Applied Surface Chemistry forms together with Polymer Technology, Biopolymer Technology and Pharmaceutical Technology the Division Applied Chemistry.

Heterogeneous catalysis

Research at Applied Surface Chemistry is broad in scope and includes both “dry” and “wet” surface chemistry. Within the area heterogeneous catalysis there is an emphasis on emission control catalysis, mainly directed towards automotive applications. There is also research related to industrial emissions. Within the division there is also ongoing research on catalytic cracking, hydrogenation of oils, preparation of fuels through the Fischer-Tropsch process, and catalytic alkylation. The Competence Center for Catalysis, KCK, with a focus on automotive catalysis and with a history that dates back to 1996, is an important part of this research. The petrochemical industry is also heavily involved in the research.

Nanomaterials

Within nanomaterials there are several projects that take advantage of the ability of amphiphiles to self-associate and form distinct structures with dimensions in the nanometre regime. Such structures can be utilized as templates to create inorganic materials – metals as well as metal oxides – with controlled dimensions and geometries. Nanoparticles, nanowires and so-called mesoporous oxide materials have been prepared by this route. Examples of applications include catalysts for emission control, electrode materials for fuel cells, and porous media in which enzymes and metal-organic homogeneous catalysts can be inserted. Within the nanomaterials area there is also research related to thermoelectric materials and to fuel cells. A new research field is nanostructured surfaces for biomedical applications, in particular for medical implants. A company has been established to commercialize the research in this area.

NMR diffusometry 

One group studies structure dynamics of supramolecular materials such as gels, gel emulsions and the cellulose fibre. NMR diffusometry is the most important measuring technique and in some of the projects it is combined with different types of microscopy, in particular confocal laser scanning microscopy and transmission electron microscopy. This combination has proven very powerful for studies of transport in these complex heterogeneous media. The transport can relate to water but also to active substances such as drug molecules. The knowledge created has relevance for the food and pharmaceutical industries, as well as for producers of diapers and other absorbing products. This research is part of the Center for Supramolecular Biomaterials, SuMo. Another important project concerns marine paints. The division is part of a large programme, Marine Paint, which aims at development of new, nontoxic paints for ship hulls. The vision is to govern the release of the active substance in such a way that fouling by barnacles and other marine organisms can be prevented. One group is engaged in encapsulation of pheromones and of antimold compounds into small organic capsules. These are intended for products against insects that are harmful to the forest and for outdoor paints, respectively.
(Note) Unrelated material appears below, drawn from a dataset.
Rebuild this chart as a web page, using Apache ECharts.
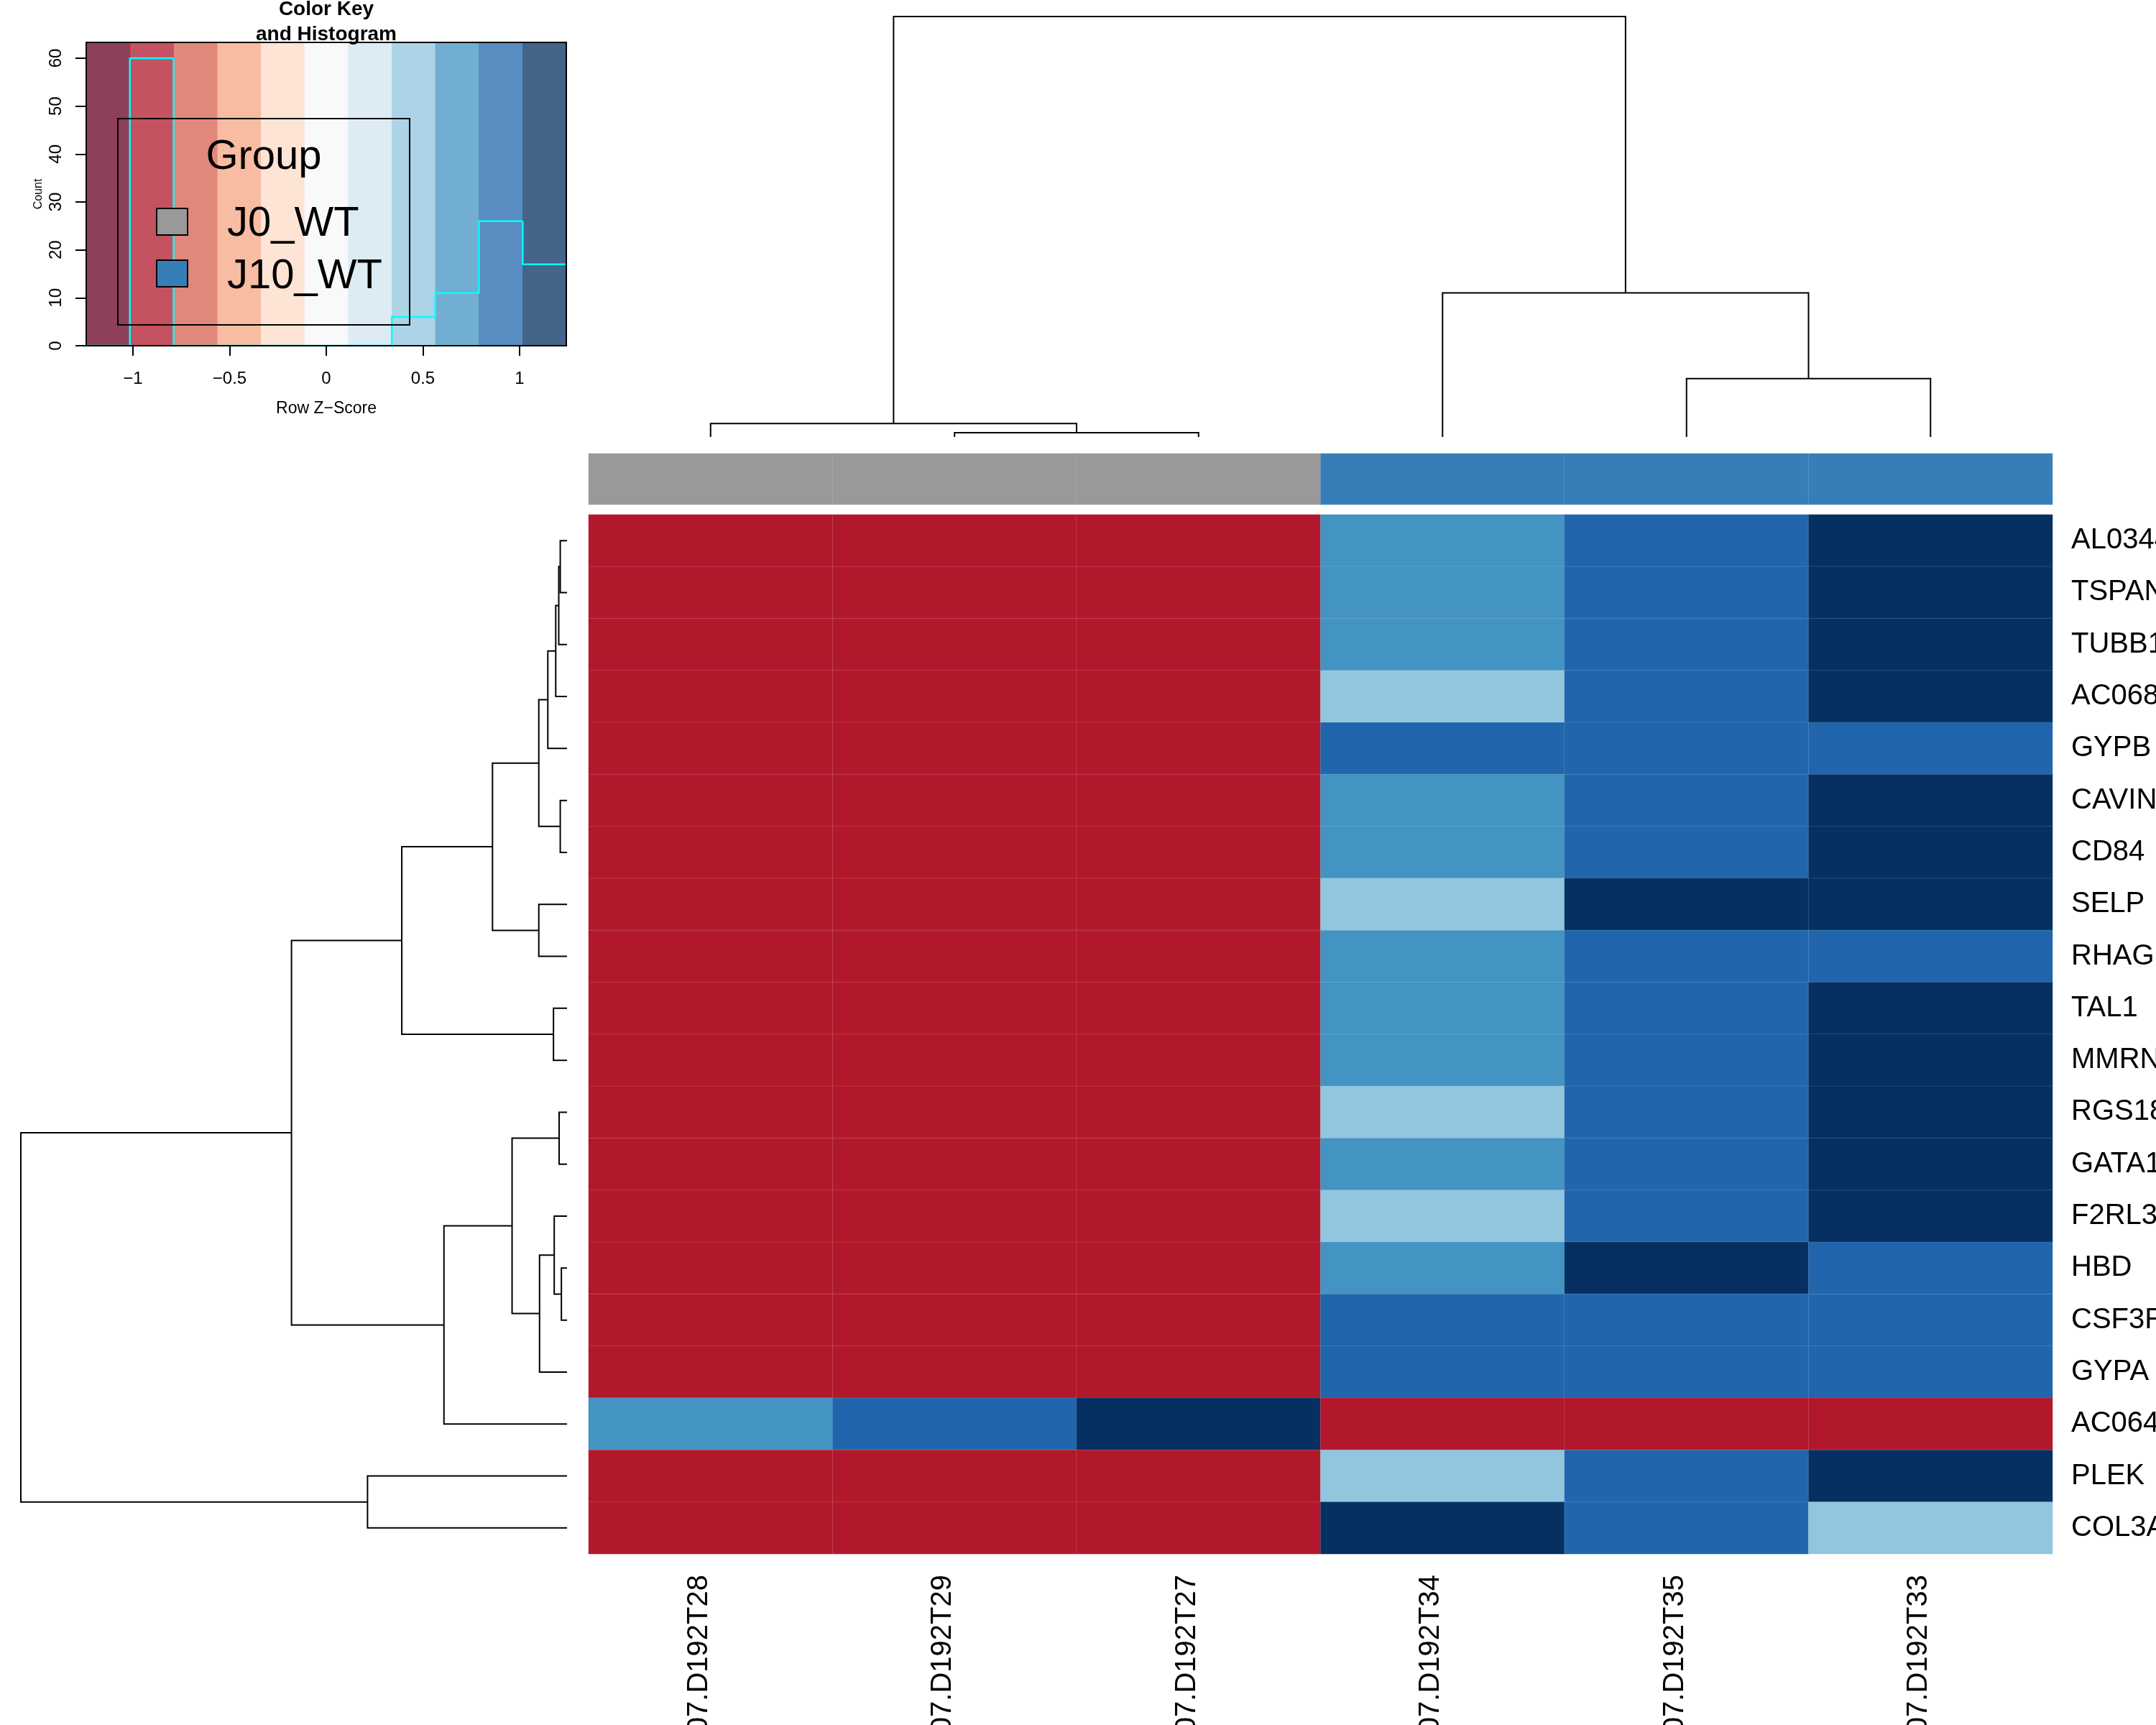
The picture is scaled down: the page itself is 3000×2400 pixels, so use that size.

Surfactants and microemulsions

Yet another area concerns surfactants and microemulsions. Novel surfactants that break down readily in the environment are studied in collaboration with companies. New types of cationic surfactants, gemini surfactants and amino-acid based surfactants are in focus. The work comprises both synthesis and physical-chemical evaluation. Organic and bioorganic reactions are also performed in nanostructured media such as microemulsions, surfactant liquid crystals, mesoporous materials, and organic gels.